The world’s poorest continent accounts for half of the 20 worst-performing dollar bonds issued by developing nations in 2016. It’s also the only region in the world where not one country’s debt has produced a positive return, with African securities falling 5.4 percent this year, compared with the average 1.3 percent loss in emerging markets, the worst first two weeks of a year since Bloomberg began compiling data in 2010.
The malaise means governments will find it more expensive to issue debt just when they most need financing to plug budget deficits that are widening amid a plunge in prices for commodities from oil to copper.

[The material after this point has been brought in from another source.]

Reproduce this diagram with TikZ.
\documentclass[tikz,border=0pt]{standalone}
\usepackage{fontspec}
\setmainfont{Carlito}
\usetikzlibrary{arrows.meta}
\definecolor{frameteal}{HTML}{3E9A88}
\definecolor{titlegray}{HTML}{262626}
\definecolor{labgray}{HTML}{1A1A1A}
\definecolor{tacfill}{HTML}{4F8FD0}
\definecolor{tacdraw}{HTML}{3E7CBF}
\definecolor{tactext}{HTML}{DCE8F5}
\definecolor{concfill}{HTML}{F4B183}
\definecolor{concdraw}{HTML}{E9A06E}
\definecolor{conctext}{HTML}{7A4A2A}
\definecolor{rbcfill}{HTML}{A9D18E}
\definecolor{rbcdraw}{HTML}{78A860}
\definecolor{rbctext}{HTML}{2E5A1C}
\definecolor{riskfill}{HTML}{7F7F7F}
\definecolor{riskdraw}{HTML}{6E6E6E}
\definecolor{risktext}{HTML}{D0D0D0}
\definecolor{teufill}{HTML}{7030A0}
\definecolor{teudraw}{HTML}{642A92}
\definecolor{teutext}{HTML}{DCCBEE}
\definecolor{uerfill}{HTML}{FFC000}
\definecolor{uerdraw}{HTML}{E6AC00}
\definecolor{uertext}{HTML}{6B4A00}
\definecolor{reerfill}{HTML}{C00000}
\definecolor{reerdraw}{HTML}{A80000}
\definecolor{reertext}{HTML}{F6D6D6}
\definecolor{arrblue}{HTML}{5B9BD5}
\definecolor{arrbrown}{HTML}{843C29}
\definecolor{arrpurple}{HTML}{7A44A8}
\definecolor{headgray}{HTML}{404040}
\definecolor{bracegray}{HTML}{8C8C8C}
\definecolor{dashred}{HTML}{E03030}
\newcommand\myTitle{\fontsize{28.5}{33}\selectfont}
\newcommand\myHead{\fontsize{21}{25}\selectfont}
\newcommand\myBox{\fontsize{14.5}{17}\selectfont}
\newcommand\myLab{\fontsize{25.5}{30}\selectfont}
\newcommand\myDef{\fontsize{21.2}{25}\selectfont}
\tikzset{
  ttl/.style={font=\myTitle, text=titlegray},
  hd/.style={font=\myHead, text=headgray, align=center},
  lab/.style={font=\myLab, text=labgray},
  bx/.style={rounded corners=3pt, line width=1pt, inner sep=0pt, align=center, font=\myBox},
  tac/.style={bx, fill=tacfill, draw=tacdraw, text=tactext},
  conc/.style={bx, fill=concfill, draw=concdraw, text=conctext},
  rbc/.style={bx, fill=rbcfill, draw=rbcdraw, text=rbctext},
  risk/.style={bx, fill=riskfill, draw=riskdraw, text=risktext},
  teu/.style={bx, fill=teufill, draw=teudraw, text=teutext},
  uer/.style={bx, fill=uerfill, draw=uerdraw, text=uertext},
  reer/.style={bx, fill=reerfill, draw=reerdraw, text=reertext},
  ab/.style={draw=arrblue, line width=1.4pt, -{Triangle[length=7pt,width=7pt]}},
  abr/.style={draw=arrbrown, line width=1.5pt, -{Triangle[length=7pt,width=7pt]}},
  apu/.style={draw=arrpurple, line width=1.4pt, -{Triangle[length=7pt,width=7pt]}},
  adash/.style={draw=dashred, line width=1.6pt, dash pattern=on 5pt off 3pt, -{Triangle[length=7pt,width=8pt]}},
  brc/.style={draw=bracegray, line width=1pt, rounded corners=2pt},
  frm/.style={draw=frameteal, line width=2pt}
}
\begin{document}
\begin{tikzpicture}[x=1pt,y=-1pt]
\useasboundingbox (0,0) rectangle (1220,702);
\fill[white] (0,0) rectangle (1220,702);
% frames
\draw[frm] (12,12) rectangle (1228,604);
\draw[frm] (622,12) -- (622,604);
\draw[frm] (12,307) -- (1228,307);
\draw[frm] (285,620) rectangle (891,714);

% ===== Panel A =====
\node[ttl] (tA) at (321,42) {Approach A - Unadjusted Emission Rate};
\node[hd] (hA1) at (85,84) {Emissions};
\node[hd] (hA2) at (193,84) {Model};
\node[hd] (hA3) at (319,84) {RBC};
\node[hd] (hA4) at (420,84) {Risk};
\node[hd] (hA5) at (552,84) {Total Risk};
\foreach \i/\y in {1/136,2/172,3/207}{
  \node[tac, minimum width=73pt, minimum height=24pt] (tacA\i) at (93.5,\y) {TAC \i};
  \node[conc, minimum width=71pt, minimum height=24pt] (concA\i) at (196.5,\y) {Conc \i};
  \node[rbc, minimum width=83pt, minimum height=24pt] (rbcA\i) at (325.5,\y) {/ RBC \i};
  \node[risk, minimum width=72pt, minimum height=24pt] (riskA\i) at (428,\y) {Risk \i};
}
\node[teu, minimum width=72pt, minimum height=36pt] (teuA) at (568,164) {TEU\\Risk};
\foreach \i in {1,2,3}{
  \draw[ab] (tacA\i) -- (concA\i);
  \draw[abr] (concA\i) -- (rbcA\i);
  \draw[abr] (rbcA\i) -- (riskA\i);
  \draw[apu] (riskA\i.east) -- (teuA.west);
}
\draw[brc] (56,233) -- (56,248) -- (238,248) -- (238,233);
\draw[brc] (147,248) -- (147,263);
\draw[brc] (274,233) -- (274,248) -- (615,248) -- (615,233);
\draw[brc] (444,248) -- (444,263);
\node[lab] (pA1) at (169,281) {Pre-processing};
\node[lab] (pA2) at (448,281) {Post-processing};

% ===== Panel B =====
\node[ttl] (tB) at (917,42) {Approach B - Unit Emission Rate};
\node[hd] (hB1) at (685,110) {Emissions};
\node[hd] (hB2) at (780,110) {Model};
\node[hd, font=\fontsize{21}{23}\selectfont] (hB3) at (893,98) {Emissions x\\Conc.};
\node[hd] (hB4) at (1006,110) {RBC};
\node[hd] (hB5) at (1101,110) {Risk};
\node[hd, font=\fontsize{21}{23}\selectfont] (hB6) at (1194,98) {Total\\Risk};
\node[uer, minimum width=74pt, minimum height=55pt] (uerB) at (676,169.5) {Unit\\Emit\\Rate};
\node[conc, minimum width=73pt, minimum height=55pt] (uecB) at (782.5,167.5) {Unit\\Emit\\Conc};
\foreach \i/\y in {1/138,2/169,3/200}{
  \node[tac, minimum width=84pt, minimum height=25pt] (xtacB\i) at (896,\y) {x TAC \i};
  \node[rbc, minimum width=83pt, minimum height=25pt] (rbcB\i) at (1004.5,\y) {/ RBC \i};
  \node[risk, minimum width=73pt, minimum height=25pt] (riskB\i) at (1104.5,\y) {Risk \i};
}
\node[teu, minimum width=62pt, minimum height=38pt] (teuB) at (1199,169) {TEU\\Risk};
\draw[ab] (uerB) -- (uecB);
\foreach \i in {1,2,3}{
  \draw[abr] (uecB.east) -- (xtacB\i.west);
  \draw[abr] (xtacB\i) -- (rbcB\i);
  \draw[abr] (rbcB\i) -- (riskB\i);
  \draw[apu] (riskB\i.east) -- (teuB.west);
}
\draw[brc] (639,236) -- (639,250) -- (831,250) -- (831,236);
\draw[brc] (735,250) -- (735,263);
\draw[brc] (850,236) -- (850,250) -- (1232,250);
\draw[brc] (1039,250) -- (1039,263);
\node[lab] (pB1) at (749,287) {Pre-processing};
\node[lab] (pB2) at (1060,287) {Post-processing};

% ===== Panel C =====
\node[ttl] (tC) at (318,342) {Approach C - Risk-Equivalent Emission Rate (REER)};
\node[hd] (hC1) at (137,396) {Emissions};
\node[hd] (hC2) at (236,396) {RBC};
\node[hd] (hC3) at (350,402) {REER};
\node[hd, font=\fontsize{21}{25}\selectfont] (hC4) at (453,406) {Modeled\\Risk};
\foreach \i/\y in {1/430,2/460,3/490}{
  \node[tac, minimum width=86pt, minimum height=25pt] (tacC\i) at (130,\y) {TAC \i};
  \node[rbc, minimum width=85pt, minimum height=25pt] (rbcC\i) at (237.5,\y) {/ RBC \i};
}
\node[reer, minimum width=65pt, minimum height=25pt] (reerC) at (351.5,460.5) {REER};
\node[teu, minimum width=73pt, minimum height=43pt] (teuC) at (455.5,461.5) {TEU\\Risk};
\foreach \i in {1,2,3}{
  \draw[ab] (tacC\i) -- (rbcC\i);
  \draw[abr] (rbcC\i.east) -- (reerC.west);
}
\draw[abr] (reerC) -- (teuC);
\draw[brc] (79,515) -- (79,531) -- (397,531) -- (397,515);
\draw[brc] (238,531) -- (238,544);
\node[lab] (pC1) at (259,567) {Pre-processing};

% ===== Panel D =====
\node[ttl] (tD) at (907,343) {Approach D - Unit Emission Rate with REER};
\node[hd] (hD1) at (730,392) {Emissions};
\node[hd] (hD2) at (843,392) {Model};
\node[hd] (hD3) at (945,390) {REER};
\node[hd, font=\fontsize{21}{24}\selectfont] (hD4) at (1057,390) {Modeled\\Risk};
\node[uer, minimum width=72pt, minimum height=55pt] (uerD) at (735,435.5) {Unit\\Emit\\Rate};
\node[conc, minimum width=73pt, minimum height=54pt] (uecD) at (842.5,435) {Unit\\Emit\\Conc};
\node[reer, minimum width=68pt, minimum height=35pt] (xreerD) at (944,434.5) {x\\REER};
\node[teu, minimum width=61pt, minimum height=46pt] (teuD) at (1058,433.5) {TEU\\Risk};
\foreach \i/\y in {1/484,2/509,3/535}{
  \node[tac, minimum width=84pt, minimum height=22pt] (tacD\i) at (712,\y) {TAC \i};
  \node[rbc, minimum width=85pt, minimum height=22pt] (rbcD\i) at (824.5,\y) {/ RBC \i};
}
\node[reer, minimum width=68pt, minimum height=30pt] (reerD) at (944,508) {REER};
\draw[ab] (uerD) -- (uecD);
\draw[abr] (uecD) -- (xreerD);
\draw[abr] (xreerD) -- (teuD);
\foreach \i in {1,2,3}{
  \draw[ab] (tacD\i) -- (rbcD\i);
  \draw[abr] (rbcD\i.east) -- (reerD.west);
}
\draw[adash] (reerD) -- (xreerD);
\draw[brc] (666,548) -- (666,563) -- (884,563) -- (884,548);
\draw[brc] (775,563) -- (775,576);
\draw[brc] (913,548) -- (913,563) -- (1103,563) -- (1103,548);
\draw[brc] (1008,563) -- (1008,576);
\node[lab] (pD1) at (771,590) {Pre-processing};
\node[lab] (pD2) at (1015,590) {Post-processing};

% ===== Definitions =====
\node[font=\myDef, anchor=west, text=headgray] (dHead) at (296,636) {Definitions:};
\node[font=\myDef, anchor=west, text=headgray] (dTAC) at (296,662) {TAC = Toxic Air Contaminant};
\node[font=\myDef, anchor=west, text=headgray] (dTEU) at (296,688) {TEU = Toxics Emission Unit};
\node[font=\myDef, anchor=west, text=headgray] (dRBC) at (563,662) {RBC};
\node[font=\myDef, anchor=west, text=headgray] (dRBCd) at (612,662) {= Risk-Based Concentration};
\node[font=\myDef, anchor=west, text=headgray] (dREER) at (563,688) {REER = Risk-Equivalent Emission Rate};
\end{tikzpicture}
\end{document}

While rising yields might make African Eurobonds more alluring to investors, prices are likely to fall further because of global risk aversion and the slump in raw materials, according to Standard Bank Group Ltd., the continent’s largest lender by assets.

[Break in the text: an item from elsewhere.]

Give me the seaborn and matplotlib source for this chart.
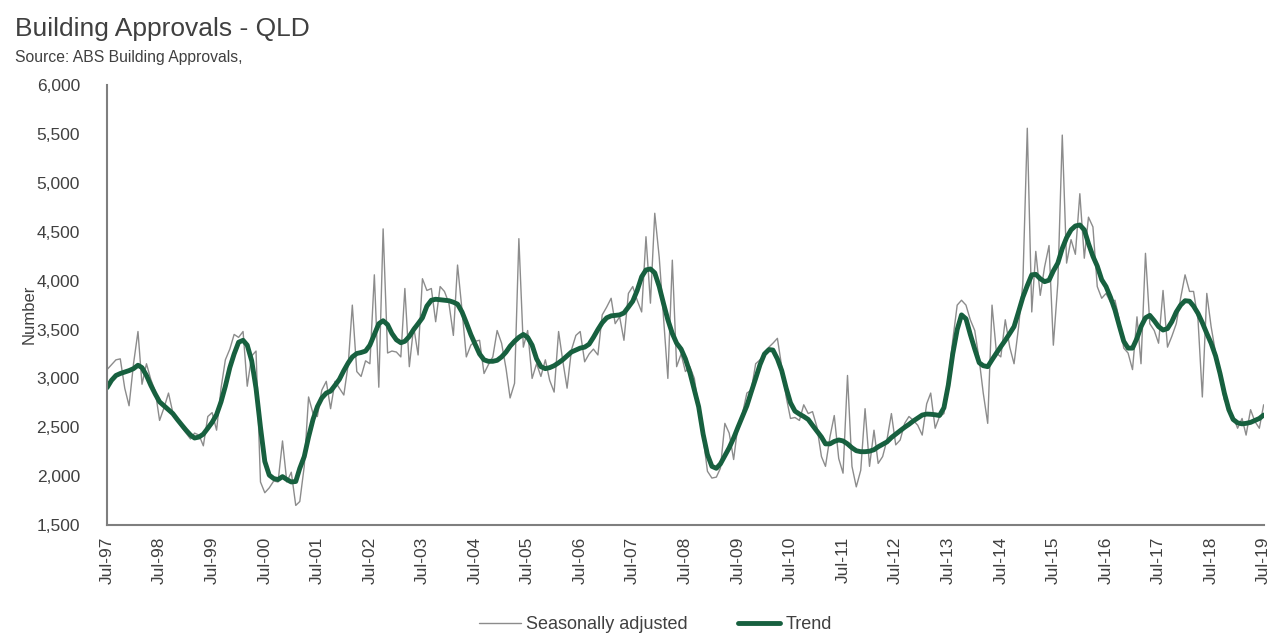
import pandas as pd
import seaborn as sns
import matplotlib.pyplot as plt
import matplotlib.dates as mdates
from matplotlib.ticker import FuncFormatter

# Monthly values, Jul-97 .. Jul-19
seasonally_adjusted = [
    3090, 3140, 3190, 3200, 2900, 2720, 3150, 3480, 2940, 3150, 2990, 2870,
    2570, 2700, 2850, 2650, 2580, 2500, 2440, 2380, 2440, 2420, 2310, 2610,
    2650, 2470, 2900, 3190, 3300, 3450, 3420, 3480, 2920, 3230, 3280, 1940,
    1830, 1880, 1950, 1940, 2360, 1940, 2040, 1700, 1740, 2100, 2810, 2640,
    2610, 2880, 2970, 2690, 2970, 2900, 2830, 3150, 3750, 3070, 3020, 3180,
    3150, 4060, 2910, 4530, 3260, 3280, 3270, 3220, 3920, 3120, 3530, 3240,
    4020, 3900, 3920, 3580, 3940, 3890, 3770, 3440, 4160, 3700, 3220, 3340,
    3380, 3390, 3050, 3140, 3220, 3490, 3360, 3100, 2800, 2950, 4430, 3320,
    3490, 3000, 3150, 3020, 3190, 2980, 2860, 3480, 3190, 2900, 3290, 3440,
    3480, 3170, 3250, 3300, 3240, 3650, 3730, 3820, 3560, 3630, 3390, 3870,
    3940, 3800, 3680, 4450, 3770, 4690, 4240, 3600, 3000, 4210, 3120, 3250,
    3070, 3120, 3000, 2700, 2400, 2050, 1980, 1990, 2080, 2540, 2440, 2170,
    2520, 2640, 2850, 2880, 3150, 3190, 3220, 3320, 3360, 3410, 3120, 2810,
    2590, 2600, 2570, 2730, 2640, 2660, 2500, 2200, 2100, 2400, 2620, 2180,
    2030, 3030, 2100, 1890, 2060, 2690, 2100, 2470, 2130, 2200, 2370, 2640,
    2320, 2370, 2540, 2610, 2570, 2520, 2420, 2740, 2850, 2490, 2610, 2640,
    2980, 3390, 3750, 3800, 3750, 3600, 3490, 3190, 2850, 2540, 3750, 3260,
    3220, 3600, 3320, 3150, 3520, 3970, 5560, 3680, 4300, 3850, 4140, 4360,
    3340, 3970, 5490, 4180, 4420, 4270, 4890, 4230, 4650, 4550, 3940, 3820,
    3870, 3780, 3800, 3600, 3310, 3260, 3090, 3630, 3150, 4280, 3560, 3490,
    3360, 3900, 3320, 3430, 3560, 3820, 4060, 3890, 3890, 3600, 2810, 3870,
    3530, 3260, 3020, 2780, 2700, 2610, 2490, 2590, 2420, 2680, 2560, 2490,
    2730,
]

trend = [
    2905, 2980, 3030, 3050, 3065, 3080, 3100, 3135, 3110, 3030, 2930, 2840,
    2760, 2720, 2680, 2640, 2580, 2525, 2470, 2420, 2390, 2400, 2430, 2490,
    2550, 2630, 2760, 2920, 3110, 3250, 3370, 3390, 3340, 3180, 2900, 2500,
    2150, 2010, 1975, 1965, 1995, 1965, 1940, 1945, 2080, 2200, 2400, 2580,
    2710, 2800, 2850, 2870, 2930, 2990, 3080, 3160, 3220, 3255, 3265, 3280,
    3340, 3450, 3560, 3590, 3550, 3460, 3395, 3365, 3380, 3430, 3500, 3560,
    3620, 3740, 3800, 3810, 3805, 3800, 3795, 3780, 3760, 3680, 3570, 3450,
    3350, 3250, 3190, 3175, 3175, 3185, 3220, 3270, 3330, 3380, 3420, 3450,
    3420, 3340, 3200, 3120, 3100, 3110, 3130, 3160, 3190, 3230, 3270, 3290,
    3310, 3320, 3350, 3420, 3500, 3570, 3620, 3640, 3645, 3650, 3670, 3730,
    3790, 3900, 4040, 4110, 4120, 4080, 3940, 3760, 3600, 3460, 3360, 3300,
    3200, 3060, 2880, 2710, 2430, 2220, 2100, 2080, 2125, 2210, 2290, 2390,
    2500, 2610, 2720, 2860, 3000, 3140, 3250, 3295, 3290, 3200, 3080, 2900,
    2750, 2665, 2635, 2610, 2580, 2520, 2460, 2400, 2330, 2330, 2355, 2370,
    2360, 2330, 2290, 2260, 2250, 2250, 2255, 2270, 2300, 2325, 2350, 2395,
    2430, 2465, 2500, 2530, 2565, 2595, 2625, 2635, 2633, 2628, 2620, 2700,
    2930, 3250, 3500, 3650, 3610, 3450, 3300, 3160, 3130, 3120, 3190, 3260,
    3325, 3390, 3460, 3530, 3680, 3830, 3950, 4060, 4065, 4020, 3990, 4005,
    4100, 4180, 4330, 4440, 4520, 4560, 4570, 4520, 4380, 4250, 4150, 4010,
    3940, 3830, 3700, 3540, 3380, 3310, 3310, 3410, 3530, 3620, 3645, 3590,
    3530, 3495, 3510, 3580, 3680, 3750, 3795, 3790, 3740, 3665, 3570, 3460,
    3360, 3230, 3050, 2850, 2680, 2580, 2545, 2535, 2540, 2550, 2570, 2590,
    2625,
]

dates = pd.date_range("1997-07-01", periods=len(trend), freq="MS")
df = pd.DataFrame({"date": dates, "sa": seasonally_adjusted, "trend": trend})

sns.set_style("white")
plt.rcParams["font.family"] = ["Liberation Sans", "DejaVu Sans"]

text_col = "#404040"
axis_col = "#7f7f7f"

fig = plt.figure(figsize=(12.88, 6.41), dpi=100)
ax = fig.add_axes([0.0831, 0.181, 0.898, 0.686])

sns.lineplot(data=df, x="date", y="sa", color="#8c8c8c", linewidth=1.0,
             label="Seasonally adjusted", ax=ax)
sns.lineplot(data=df, x="date", y="trend", color="#17603f", linewidth=3.5,
             label="Trend", ax=ax)

ax.set_xlim(dates[0], dates[-1])
ax.set_ylim(1500, 6000)
ax.set_yticks(range(1500, 6001, 500))
ax.yaxis.set_major_formatter(FuncFormatter(lambda v, p: f"{int(v):,}"))

ax.xaxis.set_major_locator(mdates.MonthLocator(bymonth=7))
ax.xaxis.set_major_formatter(mdates.DateFormatter("%b-%y"))
plt.setp(ax.get_xticklabels(), rotation=90)

for s in ["top", "right"]:
    ax.spines[s].set_visible(False)
for s in ["left", "bottom"]:
    ax.spines[s].set_color(axis_col)
    ax.spines[s].set_linewidth(1.5)
ax.tick_params(axis="both", direction="out", length=5, width=1.2, color="#404040",
               labelsize=12.5, labelcolor=text_col)
ax.tick_params(axis="y", pad=14.5)

ax.set_xlabel("")
ax.set_ylabel("Number", fontsize=12, color=text_col)
ax.yaxis.set_label_coords(-0.061, 0.48)

ax.get_legend().remove()
handles, labels = ax.get_legend_handles_labels()
fig.legend(handles, labels, loc="center", bbox_to_anchor=(0.509, 0.025), ncol=2,
           frameon=False, fontsize=13, handlelength=2.3, handletextpad=0.3,
           columnspacing=2.8, labelcolor=text_col)

fig.text(0.012, 0.955, "Building Approvals - QLD", fontsize=19, color=text_col,
         va="center", ha="left")
fig.text(0.012, 0.91, "Source: ABS Building Approvals,", fontsize=11.3, color=text_col,
         va="center", ha="left")

fig.savefig("out.png", dpi=100, facecolor="white")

“You’re seeing particularly violent moves in African bonds because you have an investor base retrenching from frontier markets, and the underlying fundamentals of these countries are suffering,” Ray Zucaro, chief investment officer at RVX Asset Management, said by phone from Aventura, Florida, last week. “Given the backdrop of commodity prices and fear of rising dollar rates, it’s hard to envision a lot of issuance.”
Average yields on sub-Saharan African Eurobonds have surged to 9.4 percent, compared with 5.8 percent in April last year, according to the Bloomberg USD Emerging Market Sovereign Bond Index. Yields on dollar debt in Zambia and Ghana have climbed above 15 percent, with only Venezuela and Ecuador paying more among emerging markets.
Markets Shut
“At these levels the markets are shut” for Ghana, Zambia and Angola, Claudia Calich, a money manager at M&G Investments, which holds securities in Zambia, Ivory Coast, Rwanda and Angola, said in an interview in London last week. “Their governments won’t be able to issue.”
Zambian notes are the biggest losers in Africa, with declines of more than 14 percent, the most among 61 developing nations tracked by Bloomberg after Venezuela. Overspending and falling copper prices helped push Zambia’s budget deficit to 6.9 percent of gross domestic product, from the targeted 4.6 percent, Finance Minister Alexander Chikwanda said in October. The country’s kwacha has weakened 42 percent over the past 12 months, the third-biggest decline among more than 150 currencies tracked by Bloomberg.
“We are sitting with large funding gaps and there are more questions about how these governments are going to raise the money to plug the gap,” Ridle Markus, an Africa strategist at Barclays Plc’s unit in Johannesburg, said by phone on Jan. 14. “Look at Zambia, for example. They had a dollar bond last year, we know that they’ll struggle on the fiscal side again this year and they will need some additional funds at a time when copper prices are quite low. So the question is: how are they going to raise the money?”
Growth Slows
Economic growth in sub-Saharan Africa probably slowed to 3.5 percent last year, from 5 percent in 2014, accelerating to 4 percent this year, according to an update to the International Monetary Fund’s World Economic Outlook report published on Tuesday. At least seven sub-Saharan African currencies, including South Africa’s rand and Angola’s kwanza, lost more than 20 percent of their value against the dollar since the start of last year.
“It doesn’t appear to be the right time” to be lengthening debt holdings in African Eurobonds, Dmitry Shishkin, a London-based strategist at Standard Bank, said in a note on Monday. “We would rather miss the turnaround in bond prices than try to pick the bottom. There are tentative indications, such as improving trading volumes, suggesting that we shouldn’t be too far away.”
Ghana’s parliament in December approved plans to issue as much as $1 billion in Eurobonds this year, while the Democratic Republic of Congo is preparing to debut almost $1 billion of debt on international markets, which Prime Minister Matata Ponyo said in December will be used to invest in projects that will help boost economic growth.
Big Question
Nigeria may also sell debt for the first time since 2013 to fund a record spending plan, Finance Minister Kemi Adeosun said last month. Kenya is also gauging investor support for further issuance, the Financial Times reported on Jan. 14, citing Treasury Secretary Henry Rotich. Sub-Saharan African issuance in 2015 declined to $6.75 billion, compared with a record $8 billion a year earlier, according to data compiled by Bloomberg.
“The question is whether these countries can grow fast enough to repay their debt or whether they already have too much debt,” Antoon de Klerk, a fund manager at Investec Asset Management, said by phone from Cape Town on Jan. 15. “The answer lies in what they did with the money they borrowed over the past five years. Did they invest it in infrastructure, in which case there could be good results, or did they simply spend it on things like salaries, in which case it will be really difficult to generate high economic growth?”